Director Tim Ross has made three crucial changes. First, he gives us two Toms: the younger one who's part of the action, burning with a need for adventure (Sultan Omar El-Amin), and the narrator, who in this version has been away from the family for many years and found little satisfaction in his wanderings (Ron McClelland). The older Tom thus continues a cycle of desertion and rootlessness begun by his father, whose photo remains on the Wingfields' wall. (It is, in fact, a picture of McClelland's dad.)
Second, Ross has moved the play forward from 1945 to the early 1950s, when blacks hoped that war service by soldiers of color and postwar prosperity would lead to better opportunities for minorities. (They didn't, much.) This fact lends poignancy to the gentleman caller (Jonavan Adams), usually played as a buoyant optimist. Here his zest and self-assurance have a hollow ring, as if he's realized that he may not rise as fast or far as he'd hoped.
Third, the characters are now part of the exodus of blacks from the South between Reconstruction and World War II. They might have relocated to Chicago or Pittsburgh or Detroit, but they ended up in St. Louis, where life is hard.

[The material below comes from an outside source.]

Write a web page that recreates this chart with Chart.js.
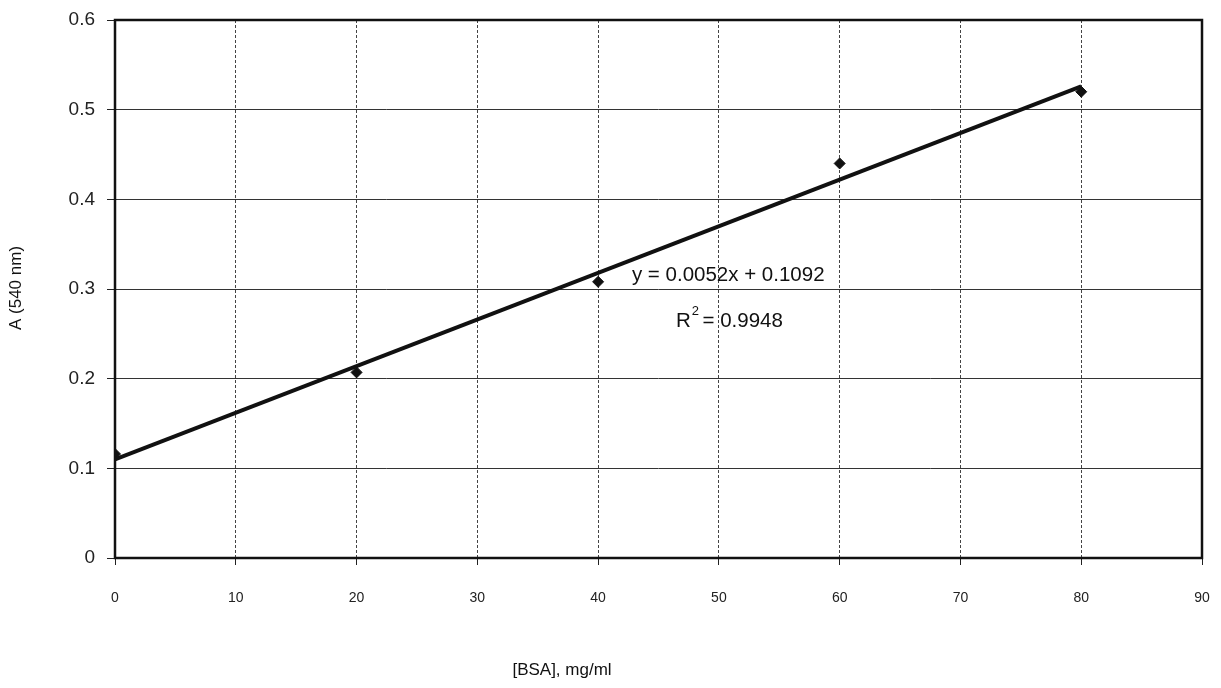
<!DOCTYPE html>
<html><head><meta charset="utf-8">
<script src="https://cdn.jsdelivr.net/npm/chart.js@4.4.0/dist/chart.umd.min.js"></script>
<style>html,body{margin:0;padding:0;background:#fff;}#wrap{width:1221px;height:688px;}</style>
</head><body><div id="wrap"><canvas id="c" width="1221" height="688"></canvas></div>
<script>
const concentrations = [0, 20, 40, 60, 80];
const absorbances = [0.116, 0.207, 0.308, 0.440, 0.520];
const trendX = [0, 80];
const trendY = [0.110, 0.526];
const xTicks = [0, 10, 20, 30, 40, 50, 60, 70, 80, 90];
const yTicks = [0, 0.1, 0.2, 0.3, 0.4, 0.5, 0.6];
const yTickLabels = ['0', '0.1', '0.2', '0.3', '0.4', '0.5', '0.6'];
const equationText = 'y = 0.0052x + 0.1092';
const r2Text = '0.9948';
const xTitle = '[BSA], mg/ml';
const yTitle = 'A (540 nm)';

const FONT = '"Liberation Sans", Arial, sans-serif';

const framePlugin = {
  id: 'frame',
  beforeDatasetsDraw(chart) {
    const {ctx, chartArea: a} = chart;
    ctx.save();
    ctx.strokeStyle = '#111';
    ctx.lineWidth = 2.5;
    ctx.strokeRect(a.left, a.top, a.right - a.left, a.bottom - a.top);
    ctx.restore();
  }
};

const textPlugin = {
  id: 'texts',
  afterDatasetsDraw(chart) {
    const {ctx} = chart;
    const xs = chart.scales.x, ys = chart.scales.y;
    ctx.save();
    ctx.fillStyle = '#111';
    ctx.textBaseline = 'middle';
    ctx.textAlign = 'left';
    ctx.font = '20.5px ' + FONT;
    ctx.fillText(equationText, xs.getPixelForValue(42.8), ys.getPixelForValue(0.3147));
    const rx = xs.getPixelForValue(46.45), ry = ys.getPixelForValue(0.2634);
    ctx.fillText('R', rx, ry);
    const rw = ctx.measureText('R').width;
    ctx.font = '13px ' + FONT;
    ctx.fillText('2', rx + rw + 1, ry - 10);
    ctx.font = '20.5px ' + FONT;
    ctx.fillText(' = ' + r2Text, rx + rw + 6, ry);
    ctx.font = '17px ' + FONT;
    ctx.textAlign = 'center';
    ctx.fillText(xTitle, 562, 670);
    ctx.translate(16, 288);
    ctx.rotate(-Math.PI / 2);
    ctx.fillText(yTitle, 0, 0);
    ctx.restore();
  }
};

new Chart(document.getElementById('c'), {
  type: 'scatter',
  data: {
    datasets: [
      {
        type: 'line',
        label: 'Linear fit',
        data: trendX.map((x, i) => ({x, y: trendY[i]})),
        borderColor: '#111',
        borderWidth: 4,
        pointRadius: 0,
        fill: false,
        order: 1
      },
      {
        label: 'A (540 nm)',
        data: concentrations.map((x, i) => ({x, y: absorbances[i]})),
        pointStyle: 'rectRot',
        pointRadius: 5.5,
        backgroundColor: '#111',
        borderColor: '#111',
        borderWidth: 1,
        order: 2
      }
    ]
  },
  options: {
    responsive: false,
    animation: false,
    devicePixelRatio: 1,
    layout: {padding: {left: 0, top: 20, right: 19, bottom: 0}},
    plugins: {legend: {display: false}, tooltip: {enabled: false}},
    scales: {
      x: {
        type: 'linear', min: 0, max: 90,
        afterBuildTicks(s) { s.ticks = xTicks.map(v => ({value: v})); },
        afterFit(s) { s.height = 130; s.paddingLeft = 0; s.paddingRight = 0; },
        ticks: {color: '#222', font: {family: FONT, size: 14}, padding: 25, maxRotation: 0, autoSkip: false,
          callback: (v) => String(v)},
        grid: {color: '#444', lineWidth: 1, tickLength: 7, tickColor: '#222'},
        border: {display: false, dash: [3, 2]}
      },
      y: {
        type: 'linear', min: 0, max: 0.6,
        afterBuildTicks(s) { s.ticks = yTicks.map(v => ({value: v})); },
        afterFit(s) { s.width = 115; s.paddingTop = 0; s.paddingBottom = 0; },
        ticks: {color: '#222', font: {family: FONT, size: 19}, padding: 12, autoSkip: false,
          callback: (v, i) => yTickLabels[i]},
        grid: {color: '#333', lineWidth: 1, tickLength: 8, tickColor: '#222'},
        border: {display: false}
      }
    }
  },
  plugins: [framePlugin, textPlugin]
});
</script></body></html>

Young Laura (Ericka Ross, no relation to the director) is not just painfully shy but deeply depressed. Mother Amanda (Corlis Hayes) is no longer a social butterfly who's aged into a nagging old maid; she's a vibrant woman, still vigorous and sexual, with no outlet now for her energy and desires.
A few of Williams' lines don't work in this version: A black woman would never have been courted openly by the sons of rich Mississippi planters in the 1920s, because they'd all have been white.
But those false notes are few. And like Duke Ellington's re-orchestrations of Tchaikovsky and Grieg, this adaptation lets us enjoy listening to a familiar classic while hearing things we never thought it would say.